To do - Up to and including the line with "(7,7) rectangle (592,397);", write out the listing from its first line, minus the pictures.

Supplied material -
###
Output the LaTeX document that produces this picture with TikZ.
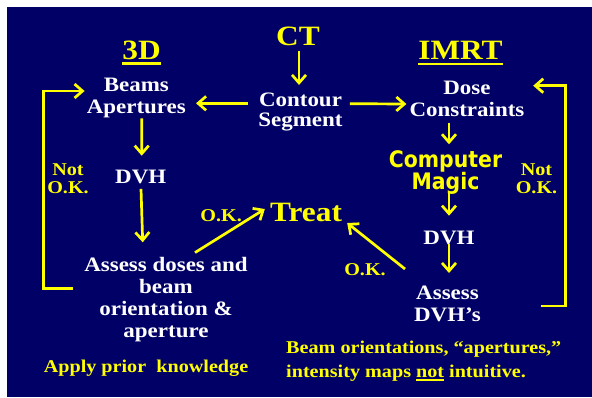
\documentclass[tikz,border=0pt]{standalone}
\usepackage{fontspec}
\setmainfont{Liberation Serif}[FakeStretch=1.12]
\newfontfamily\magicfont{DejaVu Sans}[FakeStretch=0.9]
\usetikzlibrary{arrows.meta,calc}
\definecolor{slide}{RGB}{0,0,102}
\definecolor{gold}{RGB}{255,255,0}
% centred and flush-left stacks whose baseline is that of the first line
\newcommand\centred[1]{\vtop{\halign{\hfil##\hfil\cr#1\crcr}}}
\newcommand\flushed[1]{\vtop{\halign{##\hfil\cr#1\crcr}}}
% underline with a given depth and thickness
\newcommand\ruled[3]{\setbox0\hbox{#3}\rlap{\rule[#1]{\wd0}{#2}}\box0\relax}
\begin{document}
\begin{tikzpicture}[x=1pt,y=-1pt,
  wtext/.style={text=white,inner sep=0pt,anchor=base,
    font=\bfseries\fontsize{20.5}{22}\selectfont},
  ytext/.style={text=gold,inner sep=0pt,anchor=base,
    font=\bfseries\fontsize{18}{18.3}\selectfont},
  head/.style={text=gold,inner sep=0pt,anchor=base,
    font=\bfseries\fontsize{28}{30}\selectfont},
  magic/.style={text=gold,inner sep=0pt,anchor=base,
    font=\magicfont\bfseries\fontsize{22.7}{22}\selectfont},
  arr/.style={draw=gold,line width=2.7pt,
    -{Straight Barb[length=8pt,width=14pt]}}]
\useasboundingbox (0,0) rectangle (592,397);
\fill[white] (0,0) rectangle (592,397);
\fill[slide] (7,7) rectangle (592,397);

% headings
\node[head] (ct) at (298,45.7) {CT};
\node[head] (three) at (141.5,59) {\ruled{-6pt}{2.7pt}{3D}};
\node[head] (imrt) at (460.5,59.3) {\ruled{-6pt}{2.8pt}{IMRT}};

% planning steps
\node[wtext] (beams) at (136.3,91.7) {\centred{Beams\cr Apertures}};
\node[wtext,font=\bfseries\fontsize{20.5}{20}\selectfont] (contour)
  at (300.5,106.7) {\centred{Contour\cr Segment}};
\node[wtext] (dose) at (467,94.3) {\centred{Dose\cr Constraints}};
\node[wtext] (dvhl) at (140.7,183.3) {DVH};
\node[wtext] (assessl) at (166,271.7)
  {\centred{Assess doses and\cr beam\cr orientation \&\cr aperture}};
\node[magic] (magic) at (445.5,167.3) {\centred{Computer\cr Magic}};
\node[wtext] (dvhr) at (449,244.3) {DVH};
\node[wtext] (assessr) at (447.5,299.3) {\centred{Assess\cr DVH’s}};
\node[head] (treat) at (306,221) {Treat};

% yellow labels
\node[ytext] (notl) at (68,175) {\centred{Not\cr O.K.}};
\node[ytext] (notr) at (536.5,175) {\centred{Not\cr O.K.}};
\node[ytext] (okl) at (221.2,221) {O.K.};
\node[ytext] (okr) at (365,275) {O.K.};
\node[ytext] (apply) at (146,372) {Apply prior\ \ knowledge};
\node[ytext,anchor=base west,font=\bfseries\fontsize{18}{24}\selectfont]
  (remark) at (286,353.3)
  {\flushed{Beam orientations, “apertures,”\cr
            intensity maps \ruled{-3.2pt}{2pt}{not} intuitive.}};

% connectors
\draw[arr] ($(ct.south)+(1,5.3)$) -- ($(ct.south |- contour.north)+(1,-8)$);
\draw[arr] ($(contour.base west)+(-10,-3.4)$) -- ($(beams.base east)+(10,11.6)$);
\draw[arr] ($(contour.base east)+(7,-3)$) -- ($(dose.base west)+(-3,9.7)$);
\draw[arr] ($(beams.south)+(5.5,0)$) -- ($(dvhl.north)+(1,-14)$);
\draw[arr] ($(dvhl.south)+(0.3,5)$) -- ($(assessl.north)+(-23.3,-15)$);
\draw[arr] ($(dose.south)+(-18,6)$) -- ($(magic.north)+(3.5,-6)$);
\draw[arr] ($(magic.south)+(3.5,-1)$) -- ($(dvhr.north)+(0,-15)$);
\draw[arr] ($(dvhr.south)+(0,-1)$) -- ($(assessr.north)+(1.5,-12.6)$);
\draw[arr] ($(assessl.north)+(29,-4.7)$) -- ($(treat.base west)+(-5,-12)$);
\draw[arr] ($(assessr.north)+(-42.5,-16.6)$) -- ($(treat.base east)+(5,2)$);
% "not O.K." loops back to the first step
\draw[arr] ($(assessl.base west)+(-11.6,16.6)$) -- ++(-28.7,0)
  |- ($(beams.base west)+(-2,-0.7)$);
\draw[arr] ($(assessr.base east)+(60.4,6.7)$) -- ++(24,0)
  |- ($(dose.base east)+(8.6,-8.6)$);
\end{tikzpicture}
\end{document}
###
Reply to the task -
Output the LaTeX document that produces this picture with TikZ.
\documentclass[tikz,border=0pt]{standalone}
\usepackage{fontspec}
\setmainfont{Liberation Serif}[FakeStretch=1.12]
\newfontfamily\magicfont{DejaVu Sans}[FakeStretch=0.9]
\usetikzlibrary{arrows.meta,calc}
\definecolor{slide}{RGB}{0,0,102}
\definecolor{gold}{RGB}{255,255,0}
% centred and flush-left stacks whose baseline is that of the first line
\newcommand\centred[1]{\vtop{\halign{\hfil##\hfil\cr#1\crcr}}}
\newcommand\flushed[1]{\vtop{\halign{##\hfil\cr#1\crcr}}}
% underline with a given depth and thickness
\newcommand\ruled[3]{\setbox0\hbox{#3}\rlap{\rule[#1]{\wd0}{#2}}\box0\relax}
\begin{document}
\begin{tikzpicture}[x=1pt,y=-1pt,
  wtext/.style={text=white,inner sep=0pt,anchor=base,
    font=\bfseries\fontsize{20.5}{22}\selectfont},
  ytext/.style={text=gold,inner sep=0pt,anchor=base,
    font=\bfseries\fontsize{18}{18.3}\selectfont},
  head/.style={text=gold,inner sep=0pt,anchor=base,
    font=\bfseries\fontsize{28}{30}\selectfont},
  magic/.style={text=gold,inner sep=0pt,anchor=base,
    font=\magicfont\bfseries\fontsize{22.7}{22}\selectfont},
  arr/.style={draw=gold,line width=2.7pt,
    -{Straight Barb[length=8pt,width=14pt]}}]
\useasboundingbox (0,0) rectangle (592,397);
\fill[white] (0,0) rectangle (592,397);
\fill[slide] (7,7) rectangle (592,397);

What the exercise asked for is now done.